Quote precisely the run of lines opening with the line containing "What matplotlib code" and closing with the line containing "from matplotlib.ticker import", and nothing else.
_ _ _ _
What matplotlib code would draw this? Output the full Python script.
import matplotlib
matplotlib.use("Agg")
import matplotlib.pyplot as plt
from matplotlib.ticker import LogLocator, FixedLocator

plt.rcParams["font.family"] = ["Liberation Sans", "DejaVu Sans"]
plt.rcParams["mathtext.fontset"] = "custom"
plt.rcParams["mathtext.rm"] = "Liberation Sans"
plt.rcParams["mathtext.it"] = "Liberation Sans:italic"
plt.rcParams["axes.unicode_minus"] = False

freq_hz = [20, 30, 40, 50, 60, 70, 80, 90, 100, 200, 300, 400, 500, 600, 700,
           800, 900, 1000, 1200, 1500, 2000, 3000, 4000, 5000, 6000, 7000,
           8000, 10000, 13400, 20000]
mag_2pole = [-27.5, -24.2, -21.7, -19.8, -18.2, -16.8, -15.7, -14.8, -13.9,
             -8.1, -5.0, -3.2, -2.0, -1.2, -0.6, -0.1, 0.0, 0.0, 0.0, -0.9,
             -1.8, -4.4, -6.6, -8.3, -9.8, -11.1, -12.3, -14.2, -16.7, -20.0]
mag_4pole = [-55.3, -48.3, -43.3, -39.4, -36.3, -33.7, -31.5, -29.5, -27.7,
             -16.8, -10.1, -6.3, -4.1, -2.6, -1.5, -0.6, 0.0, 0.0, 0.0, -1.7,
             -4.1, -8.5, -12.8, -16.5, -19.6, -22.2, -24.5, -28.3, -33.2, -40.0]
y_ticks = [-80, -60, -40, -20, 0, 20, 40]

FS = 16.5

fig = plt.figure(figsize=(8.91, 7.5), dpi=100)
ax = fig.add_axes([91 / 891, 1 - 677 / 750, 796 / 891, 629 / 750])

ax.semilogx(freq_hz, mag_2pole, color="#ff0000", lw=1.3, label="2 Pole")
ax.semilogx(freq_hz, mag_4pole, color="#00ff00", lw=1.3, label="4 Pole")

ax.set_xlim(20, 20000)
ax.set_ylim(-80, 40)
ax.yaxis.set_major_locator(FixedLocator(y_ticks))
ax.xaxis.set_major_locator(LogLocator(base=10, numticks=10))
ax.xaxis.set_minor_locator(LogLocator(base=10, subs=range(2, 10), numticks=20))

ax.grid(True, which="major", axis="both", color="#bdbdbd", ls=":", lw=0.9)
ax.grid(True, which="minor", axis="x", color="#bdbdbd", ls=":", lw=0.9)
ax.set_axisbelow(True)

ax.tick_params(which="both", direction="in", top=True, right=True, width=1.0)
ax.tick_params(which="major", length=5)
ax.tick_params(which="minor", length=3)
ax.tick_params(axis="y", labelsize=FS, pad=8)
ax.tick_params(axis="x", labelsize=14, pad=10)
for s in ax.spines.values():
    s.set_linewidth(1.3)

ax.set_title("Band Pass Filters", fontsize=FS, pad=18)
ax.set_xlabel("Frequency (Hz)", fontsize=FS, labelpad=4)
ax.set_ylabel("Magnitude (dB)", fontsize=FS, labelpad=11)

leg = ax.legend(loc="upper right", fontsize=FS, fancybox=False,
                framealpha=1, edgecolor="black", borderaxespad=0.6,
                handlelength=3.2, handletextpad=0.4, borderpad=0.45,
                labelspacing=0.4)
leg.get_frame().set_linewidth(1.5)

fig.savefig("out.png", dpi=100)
_ _ _ _
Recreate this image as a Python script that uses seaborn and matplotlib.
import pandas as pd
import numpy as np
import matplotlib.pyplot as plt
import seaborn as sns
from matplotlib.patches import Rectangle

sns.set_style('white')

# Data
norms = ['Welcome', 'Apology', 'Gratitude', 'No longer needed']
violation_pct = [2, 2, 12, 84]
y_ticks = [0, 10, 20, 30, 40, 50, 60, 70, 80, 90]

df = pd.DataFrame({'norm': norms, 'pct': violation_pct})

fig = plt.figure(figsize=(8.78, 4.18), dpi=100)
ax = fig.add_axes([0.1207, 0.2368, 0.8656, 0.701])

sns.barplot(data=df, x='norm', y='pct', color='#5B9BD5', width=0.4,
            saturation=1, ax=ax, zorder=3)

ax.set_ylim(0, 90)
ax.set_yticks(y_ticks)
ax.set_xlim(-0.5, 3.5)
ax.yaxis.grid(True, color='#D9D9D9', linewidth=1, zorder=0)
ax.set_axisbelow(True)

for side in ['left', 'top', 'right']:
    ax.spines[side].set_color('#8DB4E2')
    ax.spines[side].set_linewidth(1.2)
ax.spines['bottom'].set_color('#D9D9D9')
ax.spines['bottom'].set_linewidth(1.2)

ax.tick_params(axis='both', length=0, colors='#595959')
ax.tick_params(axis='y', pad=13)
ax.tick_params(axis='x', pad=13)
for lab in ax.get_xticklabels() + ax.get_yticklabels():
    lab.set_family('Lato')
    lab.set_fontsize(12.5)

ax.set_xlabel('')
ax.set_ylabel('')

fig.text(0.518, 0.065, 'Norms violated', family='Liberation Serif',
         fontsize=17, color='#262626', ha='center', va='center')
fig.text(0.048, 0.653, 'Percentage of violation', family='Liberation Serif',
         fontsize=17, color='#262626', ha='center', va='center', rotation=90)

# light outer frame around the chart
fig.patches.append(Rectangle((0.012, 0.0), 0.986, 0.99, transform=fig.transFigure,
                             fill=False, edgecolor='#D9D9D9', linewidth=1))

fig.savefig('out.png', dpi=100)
_ _ _ _
* **EXERCISE RESULT**:
What matplotlib code would draw this? Output the full Python script.
import matplotlib
matplotlib.use("Agg")
import matplotlib.pyplot as plt
from matplotlib.ticker import LogLocator, FixedLocator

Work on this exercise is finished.